Hızla değişen bilgi teknolojileriyle birlikte sosyal ve ekonomik yaşam, insanların bilgiye ulaşma şekilleri, iletişim şekilleri de değişmektedir. Bu değişimden doğal olarak halkla ilişkiler de aynı oranda etkilenmiştir. Bu değişimle birlikte klasik halkla ilişkiler, yerini yeni medyayı da merkezine alan, hedef kitlenin özelliklerini dikkate alan ve onların katılımlarını da teşvik eden bir halkla ilişkiler anlayışına bırakmıştır. Yeni medya araçları halkla ilişkileri yeni mecralara hızlı bir şekilde taşımaktadır. Yeni medyanın yükselişiyle birlikte işletmeler hedef kitleleriyle karşılıklı yarar sağlayan iletişim kurabilmek, hedef kitlelerinde yer alan farklı kuşaklara yönelik farklı stratejiler belirleyebilmek için çevrimiçi halkla ilişkiler uygulamalarına daha çok önem vermektedir. Çalışmada metodolojik olarak literatür taramasının ardından diğer metotların kullanılmasıyla çoklu araştırma tekniği içerisinde içerik analizi ve gösterge bilim yöntemleri kullanılmıştır. Ağ toplumu bağlamında kuşaklar arası sosyal medya paylaşımlarının içerik analizi yöntemiyle incelenmesi ve değerlendirilmelerine yer verilerek yeni kuşakların bu halkla ilişkiler kuramlarına nasıl uyduğu irdelenmiş ve halkla ilişkiler bağlamında yeni kuşaklarla etkin iletişim kurulması için neler yapılması gerektiği konusunda saptamalar yapılmıştır. İçerik analizi için, toplanan nicel veriler sistematik bir şekilde analiz edilerek, kategorilere ayrılmış ve bu sonuçlardan genellemelere ulaşılmıştır. İçerik analizi için seçilen Instagram mecrasından resimler, tablolar, şekiller, metinler veya metin grupları incelenerek, içindeki belirli kelimelerin veya kavramların varlığını belirlenmiş ve bu kelimelerin ve kavramların varlıkları, anlamları ve birbirleriyle ilişkileri nicelleştirilerek analiz edilmiştir. Böylece bu bulguların parçası oldukları kültür ve zaman içindeki mesajları hakkında ve paylaşımları yapan kişilerin mensup oldukları kuşaklar hakkında çıkarımlarda bulunulması sağlanmıştır. Araştırmada örneklem olarak farklı kuşakların temsilcilerin görüşlerine ulaşılması amacıyla farklı kuşak temsilcilerinin, Instagram üzerindeki aktiviteleri içerik analizi yöntemiyle

değerlendirilmiştir. Bununla birlikte Roland Barthes’in ikili anlamlandırma kuramı ile çözümleme yoluna gidilmektedir. Bu modelde merkezde, yananlam ve düzanlam olmak üzere iki düzeyden oluşan anlamandırma yer almaktadır. Düz anlam anlamlandırmanın ilk düzeyi olmakla beraber göstergenin birincil anlamını belirtir gösterilen ve gösteren arasındaki birincil ilişkidir. Yan anlam ise ikinci anlamlandırma düzeyidir ve göstergenin kullanıcının entelektüel seviyesiyle bağdaştığı andaki etkileşimdir (Yengin, Bayrak. 2018:68). Bu araştırmada, yeni medya araçlarından bir sosyal medya platformu olan Instagram üzerinden yapılan paylaşımların, halkla ilişkiler açısından kurumlar ve çeşitli kuşaklar açısından, iletişimleri nasıl etkilediğine değinilirken aşağıdaki hipotezler belirlenmiştir.

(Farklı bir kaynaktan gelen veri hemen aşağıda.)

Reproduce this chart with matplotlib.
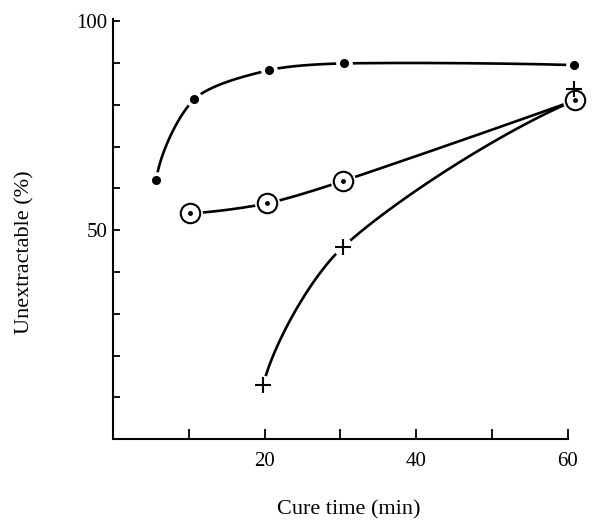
import matplotlib.pyplot as plt
import numpy as np

# Unextractable fraction vs cure time, three series
dot_time = [5.7, 10.7, 20.6, 30.5, 60.8]
dot_pct = [62.0, 81.3, 88.3, 89.9, 89.5]

circle_time = [10.1, 20.3, 30.4, 61.0]
circle_pct = [54.0, 56.4, 61.8, 81.1]

plus_time = [19.8, 30.3, 60.8]
plus_pct = [12.9, 45.9, 83.7]

x_ticks = [10, 20, 30, 40, 50, 60]
x_labels = ['', '20', '', '40', '', '60']
y_ticks = [10, 20, 30, 40, 50, 60, 70, 80, 90, 100]
y_labels = ['', '', '', '', '50', '', '', '', '', '100']


def unit(v):
    return v / np.linalg.norm(v)


def smooth(ax, xs, ys, n=50, k=0.8):
    # Hermite curve through the points in display space; tangents follow
    # the neighbouring points, ends mirrored off the first/last segment
    pts = ax.transData.transform(np.column_stack([xs, ys]))
    m = len(pts)
    d = [None] * m
    for i in range(1, m - 1):
        d[i] = unit(pts[i + 1] - pts[i - 1])
    if m > 2:
        d[0] = unit(2 * unit(pts[1] - pts[0]) - d[1])
        d[-1] = unit(2 * unit(pts[-1] - pts[-2]) - d[-2])
    else:
        d[0] = d[-1] = unit(pts[1] - pts[0])
    t = np.linspace(0, 1, n)[:, None]
    h00 = 2 * t ** 3 - 3 * t ** 2 + 1
    h10 = t ** 3 - 2 * t ** 2 + t
    h01 = -2 * t ** 3 + 3 * t ** 2
    h11 = t ** 3 - t ** 2
    out = []
    for i in range(m - 1):
        L = np.linalg.norm(pts[i + 1] - pts[i])
        out.append(h00 * pts[i] + h10 * d[i] * L * k + h01 * pts[i + 1] + h11 * d[i + 1] * L * k)
    out = np.vstack(out)
    data = ax.transData.inverted().transform(out)
    return data[:, 0], data[:, 1]


fig = plt.figure(figsize=(5.92, 5.24), dpi=100)
ax = fig.add_axes([0.191, 0.162, 0.768, 0.8015])
ax.set_xlim(0, 60)
ax.set_ylim(0, 100.5)

serif = 'Liberation Serif'

# the + curve runs into the open-circle point at 60 min, where both curves meet
plus_line_t = plus_time[:-1] + circle_time[-1:]
plus_line_p = plus_pct[:-1] + circle_pct[-1:]

for xs, ys in [(dot_time, dot_pct), (circle_time, circle_pct), (plus_line_t, plus_line_p)]:
    sx, sy = smooth(ax, xs, ys)
    ax.plot(sx, sy, color='black', lw=1.9, clip_on=False, zorder=2, solid_capstyle='round')

# white halos leave small gaps where the curves meet the markers
ax.plot(dot_time, dot_pct, 'o', ms=11, color='white', mec='white', clip_on=False, zorder=3)
ax.plot(circle_time, circle_pct, 'o', ms=17, color='white', mec='white', clip_on=False, zorder=3)
ax.plot(plus_time, plus_pct, 'o', ms=13, color='white', mec='white', clip_on=False, zorder=3)

ax.plot(dot_time, dot_pct, 'o', ms=5.5, color='black', clip_on=False, zorder=4)
ax.plot(circle_time, circle_pct, 'o', ms=14, mfc='white', mec='black', mew=1.5, clip_on=False, zorder=4)
ax.plot(circle_time, circle_pct, 'o', ms=2.5, color='black', clip_on=False, zorder=5)
ax.plot(plus_time, plus_pct, '+', ms=12, mew=1.5, color='black', clip_on=False, zorder=4)

for side in ['top', 'right']:
    ax.spines[side].set_visible(False)
for side in ['left', 'bottom']:
    ax.spines[side].set_linewidth(1.5)

ax.set_xticks(x_ticks)
ax.set_xticklabels(x_labels, family=serif, fontsize=15)
ax.set_yticks(y_ticks)
ax.set_yticklabels(y_labels, family=serif, fontsize=15)
ax.tick_params(axis='x', direction='in', length=7, width=1.3, pad=9)
ax.tick_params(axis='y', direction='in', length=5, width=1.3, pad=4)

ax.set_xlabel('Cure time (min)', family=serif, fontsize=16, va='center')
ax.set_ylabel('Unextractable (%)', family=serif, fontsize=16, va='center')
ax.xaxis.set_label_coords(0.519, -0.169)
ax.yaxis.set_label_coords(-0.193, 0.445)

fig.savefig('out.png', dpi=100)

Instagram üzerinden yapılan paylaşımların analiz edilmesiyle, yeni medyanın, yeni bir iletişim dili oluşturarak, halkla ilişkiler disiplinini de teknolojik gelişmelere, kuşak farklılıklarına göre dönüştürdüğünü ve geliştirdiğini görmekteyiz. Tüm bu bulgular da oluşturulmuş hipotezleri doğrular niteliktedir. Barthes’ın ikili anlamlandırma şemasını, gerçek objelerin sanal kopyalarının kullanıcı tarafından anlamlandırılmasında önemli bir dayanak görevi görmektedir. Bu bağlamda bakıldığında kullanıcı sanal gerçeklik aracılığıyla gördüğü görüntüyü düz anlam, yan anlam ve sanal anlam olarak sınıflandırmaktadır. Dijital ortamda görülen imgeler kullanıcı tarafından düz anlamıyla algılandıktan sonra, bu imgeleri yorumlayarak yan anlam elde eder. Bununla birlikte imgeye kişi tarafından yüklenilen ifadeler, gerçekte olmayan sanal bir olgu olduğu için, her bir kullanıcının zihninde farklı bir anlama bürünmek durumundadır. Dolayısıyla kullanıcılar gerçekte var olmayan ama varmış gibi etkilendiği imgeyi sanal anlam olarak tanımlamaktadır. Kullanıcı Barthes’in ikili anlamlandırma kuramı ile dijital olarak kodlanmış sanal imgeyi yorumlayabilmek adına sanal anlamlar üretmektedir. Üretilen bus anal anlamlar dijital imgelerin gerçek ortamlarda konumlandırılabilmesi adına önem teşkil etmektedir ve bu teknolojinin sürdürülebilmesi için gereklidir (Yenğin, Bayrak. 2018:68). Bu bulgular ışığında, Instagram kullanıcılarının yaptıkları paylaşımlarda düz anlam, yan anlam ve sanal anlam bakımından farklılıklar bulunmaktadır.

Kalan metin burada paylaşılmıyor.